The household savings rate continues to decline and has touched a two-decade low in 2016-17. Household savings as a proportion of the gross domestic product (GDP) at current prices declined to 18.5 per cent in 2016-17, the lowest rate since 1997-98.
The figure was 19.2 per cent in 2015-16, and 25.2 per cent at its peak in 2009-10.
Initially, the decline was led by physical savings – households’ savings in real estate and bullion – but financial savings are now showing strain. Household financial savings were down 10 basis points in 2016-17 to 7.8 per cent of the GDP against 7.9 per cent in 2015-16. This is the first year-on-year decline in the rate of financial savings in the last two years, and the biggest drop in five years.
At its height in 2009-10, financial savings by households was 12 per cent of the GDP.
The analysis is based on historical data on savings as estimated by the Central Statistical Organisation (CSO). The savings estimates for 2016-17 have been sourced from Emkay Global Financial Services.
Financial savings include bank and non-bank deposits, claims on the government, insurance funds, and provident and pension funds besides direct and indirect investment in shares and debentures.
Total household savings is gross physical plus financial savings net of household financial liabilities (outstanding loans).
The household savings rate is falling at a time when the financial market’s dependence on domestic investors is at a multi-year high and the flow of retail money into mutual fund schemes is at its peak. Investment in shares and debentures accounted for 3.4 per cent of total household savings in 2016-17, the highest since 2009-10, according to Emkay Global Financial Services.

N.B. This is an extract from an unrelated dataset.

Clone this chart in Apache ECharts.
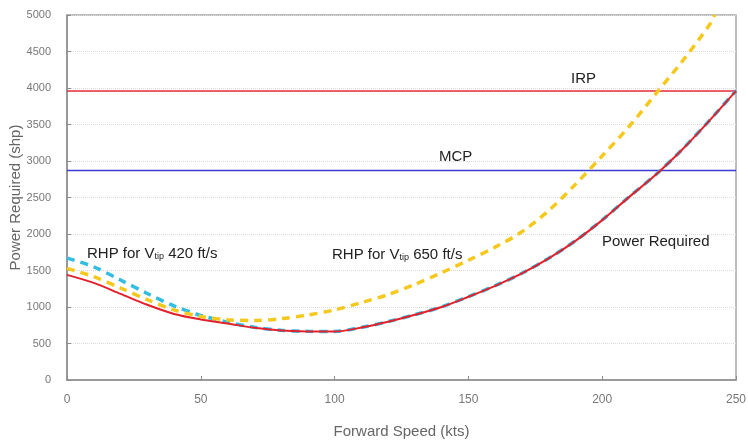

“A strong rebound in retail inflows into equities beginning in the middle of 2014 has been central to the current bull run, especially in mid- and small-cap stocks. Its sustainability is, however, questionable given the growing pressure on savings, including financial savings,” says Dhananjay Sinha, head of equity research at Emkay Global Financial Services.
In value terms, gross household savings at current prices are 23 per cent higher cumulatively in the last three years, growing at a compounded annual rate of 7.1 per cent since 2013-14. In the same period, the GDP at current prices was up 35.2 per cent, growing at a compounded annual rate of 10.6 per cent. In 2016-17, households’ financial savings were up 8 per cent against 11 per cent growth, year on year, in the GDP at current prices.
The recent decline in financial savings is attributed to deceleration in salary growth and a steady rise in households’ financial liabilities. “Salaries and wages are the biggest source of financial savings for households and there has been a sharp deceleration in employee compensation in recent years due to poor corporate earnings. Salaries are now growing at 6-7 per cent per annum, slower than the corresponding rise in personal loans, exerting pressure on financial savings," says Sinha.
Personal loans issued by banks and listed retail non-banking finance companies were up 16.6 per cent in 2016-17.
Economists also attribute the slowdown in the household savings rate to stress in the informal sector of the economy. “In national income accounts, households include all entities outside the private corporate sector and the public sector, including general government. Basically, this includes unregistered businesses, small-scale manufacturing and mom-and-pop stores, apart from individuals. This sector bore the brunt of the recent economic slowdown, leading to de-growth in income, savings and investments," says Devendra Pant, chief economist and head of public finance at India Ratings.
Households are the biggest source of savings in the economy, accounting for nearly 60 per cent of all savings, on average, in the last five years. Lower household savings have depressed the overall savings rate. This has negative implications for the investment cycle, as nearly 90 per cent of the country’s investments are funded by domestic savings.
"A decline in household savings will translate into lower capital expenditure for the private sector. This, in turn, will exert downward pressure on economic growth,” says Pant. According to him, a sustainable recovery in economic growth is not possible without an uptick in household savings.